#### [What this task involves]
Below are the records; give again exactly the lines from the one containing "Rebuild this chart" through the one containing "const barW = x.bandwidth() * 0.34;", leaving out pictures.

━━━━━ Record extracts ━━━━━

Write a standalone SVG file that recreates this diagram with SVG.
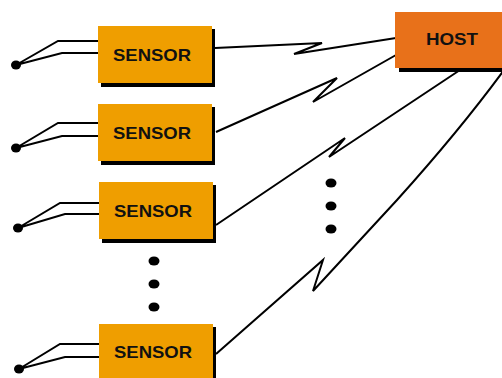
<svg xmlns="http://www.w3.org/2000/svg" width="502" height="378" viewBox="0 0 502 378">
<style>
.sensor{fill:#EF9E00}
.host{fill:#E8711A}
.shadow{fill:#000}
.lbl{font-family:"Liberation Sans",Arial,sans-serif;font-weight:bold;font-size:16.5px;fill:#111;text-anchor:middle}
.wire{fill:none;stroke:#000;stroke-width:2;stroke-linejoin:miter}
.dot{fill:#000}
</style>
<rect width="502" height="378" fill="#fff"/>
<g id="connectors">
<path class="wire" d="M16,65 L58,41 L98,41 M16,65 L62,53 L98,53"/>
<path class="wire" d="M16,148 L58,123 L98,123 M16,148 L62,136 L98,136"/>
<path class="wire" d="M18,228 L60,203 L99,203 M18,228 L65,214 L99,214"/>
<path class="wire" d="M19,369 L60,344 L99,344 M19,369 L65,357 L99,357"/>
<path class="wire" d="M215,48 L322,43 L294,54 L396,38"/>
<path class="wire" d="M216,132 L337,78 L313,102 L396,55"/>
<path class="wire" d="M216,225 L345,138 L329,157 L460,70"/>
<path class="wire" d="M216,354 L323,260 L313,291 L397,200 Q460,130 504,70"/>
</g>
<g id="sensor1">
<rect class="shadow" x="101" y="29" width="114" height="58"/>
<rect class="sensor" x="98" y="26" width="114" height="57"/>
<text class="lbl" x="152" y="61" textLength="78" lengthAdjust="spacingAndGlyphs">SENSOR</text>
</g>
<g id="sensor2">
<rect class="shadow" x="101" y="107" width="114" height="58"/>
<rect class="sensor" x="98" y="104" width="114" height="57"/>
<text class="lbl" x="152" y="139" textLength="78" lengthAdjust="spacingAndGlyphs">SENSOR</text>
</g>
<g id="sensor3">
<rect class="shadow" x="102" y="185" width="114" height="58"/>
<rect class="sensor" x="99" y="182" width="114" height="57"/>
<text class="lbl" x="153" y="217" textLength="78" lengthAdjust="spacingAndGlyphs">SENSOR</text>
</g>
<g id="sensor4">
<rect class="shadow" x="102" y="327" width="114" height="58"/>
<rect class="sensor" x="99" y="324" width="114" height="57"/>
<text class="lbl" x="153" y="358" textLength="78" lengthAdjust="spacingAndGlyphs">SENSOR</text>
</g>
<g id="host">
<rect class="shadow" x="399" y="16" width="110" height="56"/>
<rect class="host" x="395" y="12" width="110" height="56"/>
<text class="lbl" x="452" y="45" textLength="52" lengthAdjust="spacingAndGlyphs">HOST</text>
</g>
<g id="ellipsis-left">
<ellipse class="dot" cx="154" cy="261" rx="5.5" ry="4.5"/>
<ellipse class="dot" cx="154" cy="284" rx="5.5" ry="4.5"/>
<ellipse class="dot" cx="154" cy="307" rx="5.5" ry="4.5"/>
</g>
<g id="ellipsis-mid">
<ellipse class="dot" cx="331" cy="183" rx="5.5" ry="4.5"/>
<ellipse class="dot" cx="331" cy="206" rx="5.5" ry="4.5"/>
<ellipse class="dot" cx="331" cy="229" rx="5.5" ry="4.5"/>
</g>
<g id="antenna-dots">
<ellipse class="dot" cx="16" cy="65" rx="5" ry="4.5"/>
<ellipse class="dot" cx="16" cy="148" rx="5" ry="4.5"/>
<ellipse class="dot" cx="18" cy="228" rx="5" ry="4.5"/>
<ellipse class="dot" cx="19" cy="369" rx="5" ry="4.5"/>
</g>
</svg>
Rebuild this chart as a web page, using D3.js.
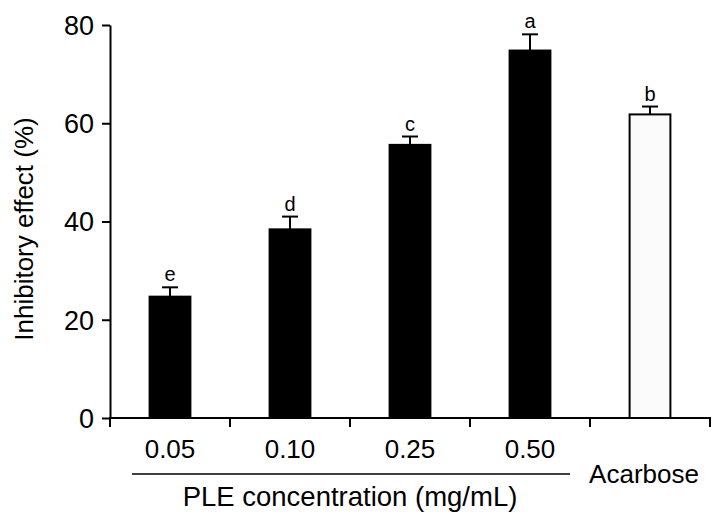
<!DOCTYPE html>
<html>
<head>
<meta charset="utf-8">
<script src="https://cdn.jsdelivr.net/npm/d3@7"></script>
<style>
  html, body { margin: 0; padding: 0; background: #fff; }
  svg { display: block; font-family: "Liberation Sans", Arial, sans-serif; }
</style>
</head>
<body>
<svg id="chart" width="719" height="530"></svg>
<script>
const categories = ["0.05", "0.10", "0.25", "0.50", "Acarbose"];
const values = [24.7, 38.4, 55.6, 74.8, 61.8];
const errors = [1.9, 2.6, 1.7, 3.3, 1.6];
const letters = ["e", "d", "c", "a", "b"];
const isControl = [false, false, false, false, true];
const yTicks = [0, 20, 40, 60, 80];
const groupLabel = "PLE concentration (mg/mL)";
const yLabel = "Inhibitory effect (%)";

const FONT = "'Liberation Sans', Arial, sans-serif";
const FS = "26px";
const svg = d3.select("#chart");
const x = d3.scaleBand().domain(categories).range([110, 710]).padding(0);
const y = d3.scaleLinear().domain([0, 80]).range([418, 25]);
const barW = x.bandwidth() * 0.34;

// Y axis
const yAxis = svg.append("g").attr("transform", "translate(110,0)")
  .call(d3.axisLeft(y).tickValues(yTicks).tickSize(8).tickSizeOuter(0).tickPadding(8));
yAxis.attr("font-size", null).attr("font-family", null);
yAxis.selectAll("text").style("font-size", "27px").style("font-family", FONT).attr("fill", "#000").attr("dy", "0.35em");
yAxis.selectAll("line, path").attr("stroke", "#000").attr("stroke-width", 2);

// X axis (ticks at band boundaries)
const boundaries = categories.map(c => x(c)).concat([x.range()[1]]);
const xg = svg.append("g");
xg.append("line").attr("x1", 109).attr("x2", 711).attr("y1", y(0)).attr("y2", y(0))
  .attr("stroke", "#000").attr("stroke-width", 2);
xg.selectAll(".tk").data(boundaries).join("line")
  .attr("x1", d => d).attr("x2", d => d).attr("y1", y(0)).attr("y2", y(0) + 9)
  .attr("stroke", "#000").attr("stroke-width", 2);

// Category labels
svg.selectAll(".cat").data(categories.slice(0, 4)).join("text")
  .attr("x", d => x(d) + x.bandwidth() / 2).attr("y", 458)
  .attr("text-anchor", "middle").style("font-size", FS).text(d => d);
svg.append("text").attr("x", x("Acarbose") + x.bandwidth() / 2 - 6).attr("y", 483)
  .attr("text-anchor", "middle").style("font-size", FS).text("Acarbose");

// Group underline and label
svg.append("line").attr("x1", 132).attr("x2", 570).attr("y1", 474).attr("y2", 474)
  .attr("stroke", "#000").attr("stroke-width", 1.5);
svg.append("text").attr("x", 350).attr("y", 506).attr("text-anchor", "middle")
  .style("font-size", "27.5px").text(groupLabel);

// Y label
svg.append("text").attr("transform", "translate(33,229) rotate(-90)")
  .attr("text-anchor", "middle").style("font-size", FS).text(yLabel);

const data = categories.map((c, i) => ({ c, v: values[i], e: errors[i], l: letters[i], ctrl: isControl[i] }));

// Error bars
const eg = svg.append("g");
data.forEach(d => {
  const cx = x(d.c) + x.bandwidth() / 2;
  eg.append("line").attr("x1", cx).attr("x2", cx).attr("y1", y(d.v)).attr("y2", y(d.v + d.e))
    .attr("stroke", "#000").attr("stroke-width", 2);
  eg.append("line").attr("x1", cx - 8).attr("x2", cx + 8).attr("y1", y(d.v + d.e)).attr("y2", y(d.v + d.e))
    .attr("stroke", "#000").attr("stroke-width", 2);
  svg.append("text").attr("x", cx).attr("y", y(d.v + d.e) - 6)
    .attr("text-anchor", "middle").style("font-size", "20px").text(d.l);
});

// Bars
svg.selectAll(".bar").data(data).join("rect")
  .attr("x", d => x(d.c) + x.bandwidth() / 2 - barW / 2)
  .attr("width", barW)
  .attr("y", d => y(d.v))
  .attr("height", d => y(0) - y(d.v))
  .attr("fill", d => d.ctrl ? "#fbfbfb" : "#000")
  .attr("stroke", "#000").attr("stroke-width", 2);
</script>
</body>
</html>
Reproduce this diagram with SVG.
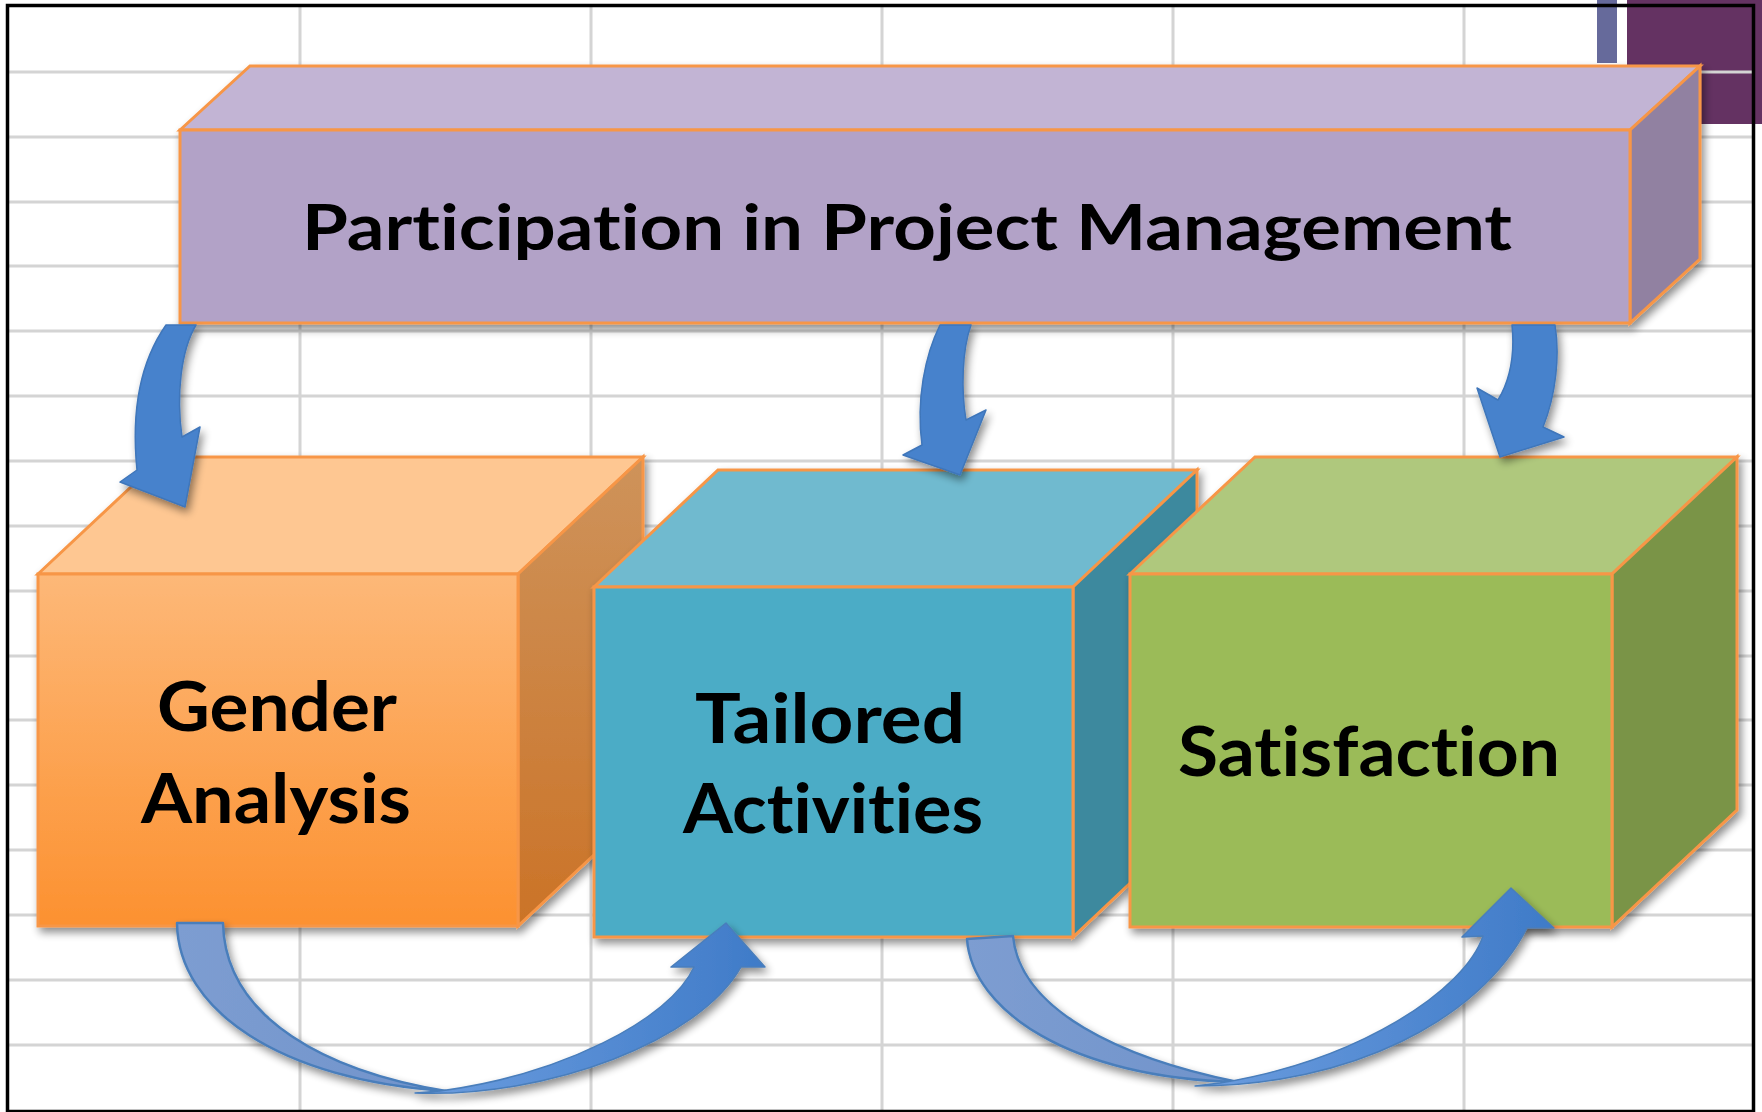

━━━━━

#### [Complete response]
Rebuild this chart as a web page, using D3.js.
<!DOCTYPE html>
<html>
<head>
<meta charset="utf-8">
<script src="https://cdn.jsdelivr.net/npm/d3@7"></script>
<style>
  html, body { margin: 0; padding: 0; background: #fff; }
  svg { display: block; font-family: "Liberation Sans", Arial, sans-serif; }
</style>
</head>
<body>
<svg id="chart" width="719" height="530"></svg>
<script>
const categories = ["0.05", "0.10", "0.25", "0.50", "Acarbose"];
const values = [24.7, 38.4, 55.6, 74.8, 61.8];
const errors = [1.9, 2.6, 1.7, 3.3, 1.6];
const letters = ["e", "d", "c", "a", "b"];
const isControl = [false, false, false, false, true];
const yTicks = [0, 20, 40, 60, 80];
const groupLabel = "PLE concentration (mg/mL)";
const yLabel = "Inhibitory effect (%)";

const FONT = "'Liberation Sans', Arial, sans-serif";
const FS = "26px";
const svg = d3.select("#chart");
const x = d3.scaleBand().domain(categories).range([110, 710]).padding(0);
const y = d3.scaleLinear().domain([0, 80]).range([418, 25]);
const barW = x.bandwidth() * 0.34;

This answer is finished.